Le plus gros problème du logiciel libre est de se faire connaître.
C’est l’occasion d’en informer les jeunes et qu’il est aussi possible de créer et de partager librement.
Billouche
Tu as raison, Stef. On peut faire un lobbying plus que positif. Il peut y avoir des lobbies pour de bonnes et nobles causes. 🙂
1138
« Ils visent également à initier les élèves à la création de façon concrète et ludique et à leur permettre de découvrir un univers culturel. »
Ça veut dire qu’on peut y promouvoir – pour la création – les logiciels et formats libres, avec leurs avantages face aux solutions privatrices.
Ça veut dire qu’on peut sensibiliser à l’utilisation de solutions permettant de créer, face à celles qui ne permettent que de consommer (Surtout à l’heure où on parle d’utiliser des tablettes en classe.)
Ça veut dire qu’on peut plaider en faveur de la collaboration, plutôt que de la concurrence.
Et si ça permet à Emma Leprince d’être plus influencée par Voltaire, Zola, et Pouhiou que par Voltaire, Zola, et DJ Fritas, on évitera « I prefer your clone » dans dix ans.
Ryzz
LN a raison sur le fait qu’il ne devrai pas y avoir d’organisme extérieur qui fasse ce genre d’intervention.
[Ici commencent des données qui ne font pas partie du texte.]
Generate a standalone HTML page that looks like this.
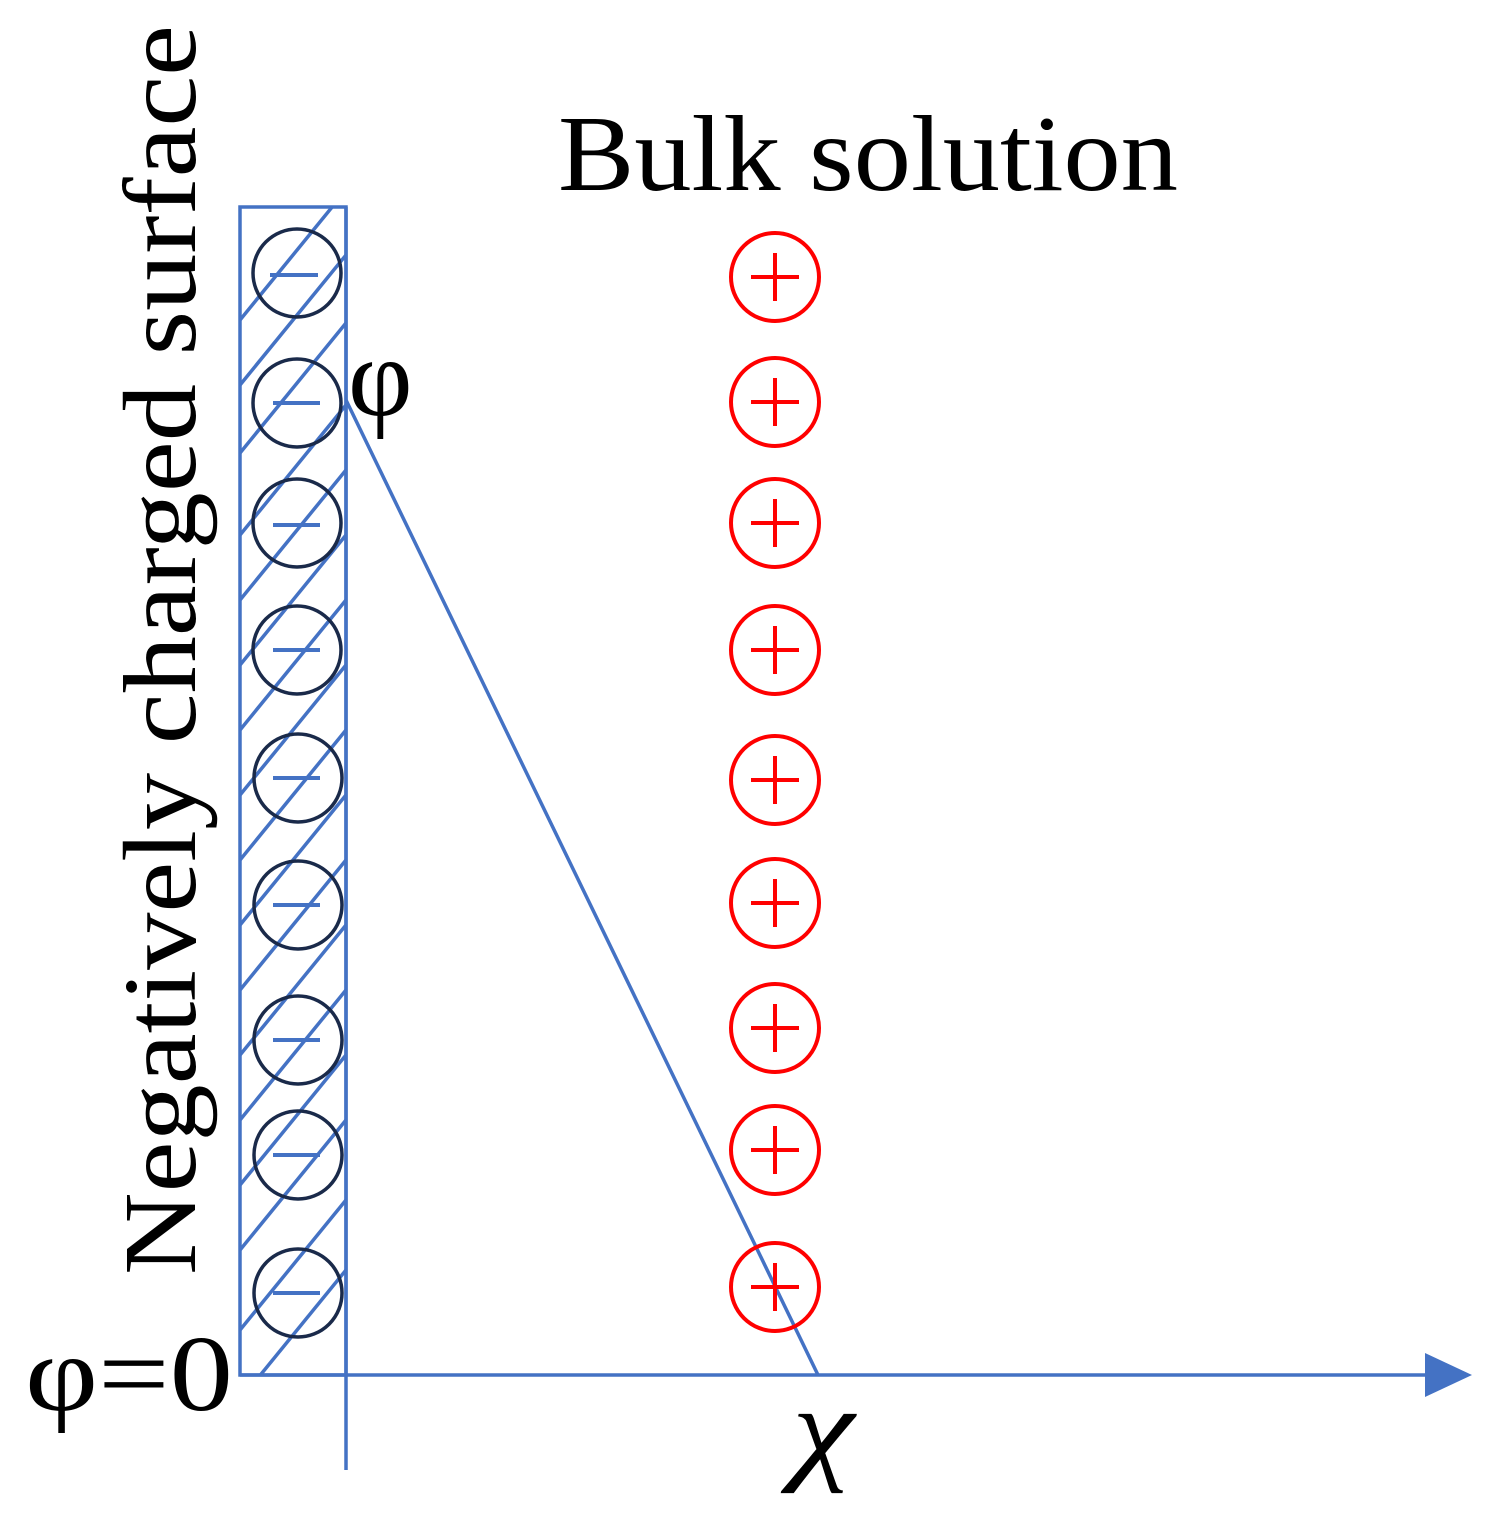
<!DOCTYPE html>
<html><head><meta charset="utf-8"><style>html,body{margin:0;padding:0;background:#fff}svg{display:block}</style></head>
<body>
<svg width="1495" height="1513" viewBox="0 0 1495 1513" xmlns="http://www.w3.org/2000/svg">
<defs><clipPath id="c"><rect x="240" y="207" width="106" height="1168"/></clipPath></defs>
<g stroke="#4472C4" stroke-width="3.5" fill="none">
<g clip-path="url(#c)">
<line x1="240" y1="320" x2="346" y2="190"/>
<line x1="240" y1="385" x2="346" y2="255"/>
<line x1="240" y1="453" x2="346" y2="323"/>
<line x1="240" y1="535" x2="346" y2="405"/>
<line x1="240" y1="600" x2="346" y2="470"/>
<line x1="240" y1="665" x2="346" y2="535"/>
<line x1="240" y1="730" x2="346" y2="600"/>
<line x1="240" y1="795" x2="346" y2="665"/>
<line x1="240" y1="860" x2="346" y2="730"/>
<line x1="240" y1="925" x2="346" y2="795"/>
<line x1="240" y1="990" x2="346" y2="860"/>
<line x1="240" y1="1055" x2="346" y2="925"/>
<line x1="240" y1="1120" x2="346" y2="990"/>
<line x1="240" y1="1185" x2="346" y2="1055"/>
<line x1="240" y1="1250" x2="346" y2="1120"/>
<line x1="240" y1="1330" x2="346" y2="1200"/>
<line x1="240" y1="1400" x2="346" y2="1270"/>
</g>
<rect x="240" y="207" width="106" height="1168"/>
<line x1="346" y1="207" x2="346" y2="1470"/>
<line x1="240" y1="1375" x2="1430" y2="1375"/>
<line x1="346" y1="400" x2="818" y2="1375"/>
</g>
<polygon points="1425,1353 1472,1375 1425,1397" fill="#4472C4"/>
<g fill="none" stroke="#1a2a4a" stroke-width="3.5">
<circle cx="297" cy="273" r="44"/><circle cx="297" cy="403" r="44"/><circle cx="297" cy="523" r="44"/>
<circle cx="297" cy="650" r="44"/><circle cx="298" cy="778" r="44"/><circle cx="298" cy="905" r="44"/>
<circle cx="298" cy="1040" r="44"/><circle cx="298" cy="1155" r="44"/><circle cx="298" cy="1293" r="44"/>
</g>
<g stroke="#4472C4" stroke-width="4">
<line x1="270" y1="275" x2="318" y2="275"/><line x1="273" y1="403" x2="320" y2="403"/><line x1="273" y1="525" x2="320" y2="525"/>
<line x1="273" y1="650" x2="320" y2="650"/><line x1="273" y1="778" x2="320" y2="778"/><line x1="273" y1="905" x2="320" y2="905"/>
<line x1="273" y1="1040" x2="320" y2="1040"/><line x1="273" y1="1155" x2="320" y2="1155"/><line x1="273" y1="1293" x2="320" y2="1293"/>
</g>
<g fill="none" stroke="#ff0000" stroke-width="4">
<circle cx="775" cy="277" r="44"/><circle cx="775" cy="402" r="44"/><circle cx="775" cy="523" r="44"/>
<circle cx="775" cy="650" r="44"/><circle cx="775" cy="780" r="44"/><circle cx="775" cy="903" r="44"/>
<circle cx="775" cy="1028" r="44"/><circle cx="775" cy="1150" r="44"/><circle cx="775" cy="1287" r="44"/>
<path d="M751 277h48M775 253v48M751 402h48M775 378v48M751 523h48M775 499v48M751 650h48M775 626v48M751 780h48M775 756v48M751 903h48M775 879v48M751 1028h48M775 1004v48M751 1150h48M775 1126v48M751 1287h48M775 1263v48"/>
</g>
<g font-family="Liberation Serif, serif" fill="#000">
<text x="558" y="190" font-size="108" textLength="620" lengthAdjust="spacingAndGlyphs">Bulk solution</text>
<text transform="translate(195,1275) rotate(-90)" font-size="104" textLength="1250" lengthAdjust="spacingAndGlyphs">Negatively charged surface</text>
<text x="348" y="415" font-size="112">φ</text>
<text x="25" y="1410" font-size="108" textLength="208" lengthAdjust="spacingAndGlyphs">φ=0</text>
<text x="792" y="1468" font-size="118" font-style="italic" textLength="62" lengthAdjust="spacingAndGlyphs">χ</text>
</g>
</svg>
</body></html>
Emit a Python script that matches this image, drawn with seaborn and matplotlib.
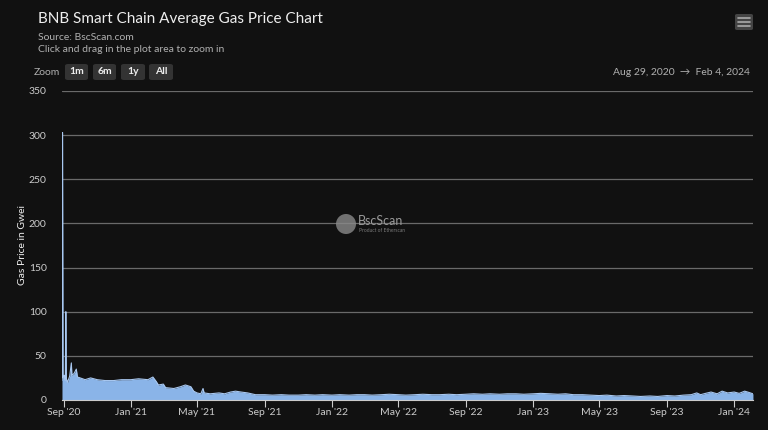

Cependant, ça va quand même se faire… alors il vaut mieux y aller pour équilibrer un peu le discourt ! D’autant que je suis persuadé qu’il doit bien y avoir des documentalistes qui n’orientent pas leur discourt vers le libre. Quant à ceux qui le font, ça peut être l’occasion de leur donner un peu de soutient dans leur travail et de le valoriser face aux élèves. Car plus les élèves verront de personnes avec un discourt en faveur du libre, plus ils le prendront au sérieux.
Surtout, si vous y allez, mettez l’accent sur les DRMs. Il est important que les gens prennent conscience des moindres restrictions qu’on met à leurs libertés. Ce n’est pas ça qui va changer la situation actuelle, mais ce qu’il faut, c’est développer leur esprit critique pour que plus tard ils fassent leurs propres choix en analysant ce que ça implique pour leur liberté.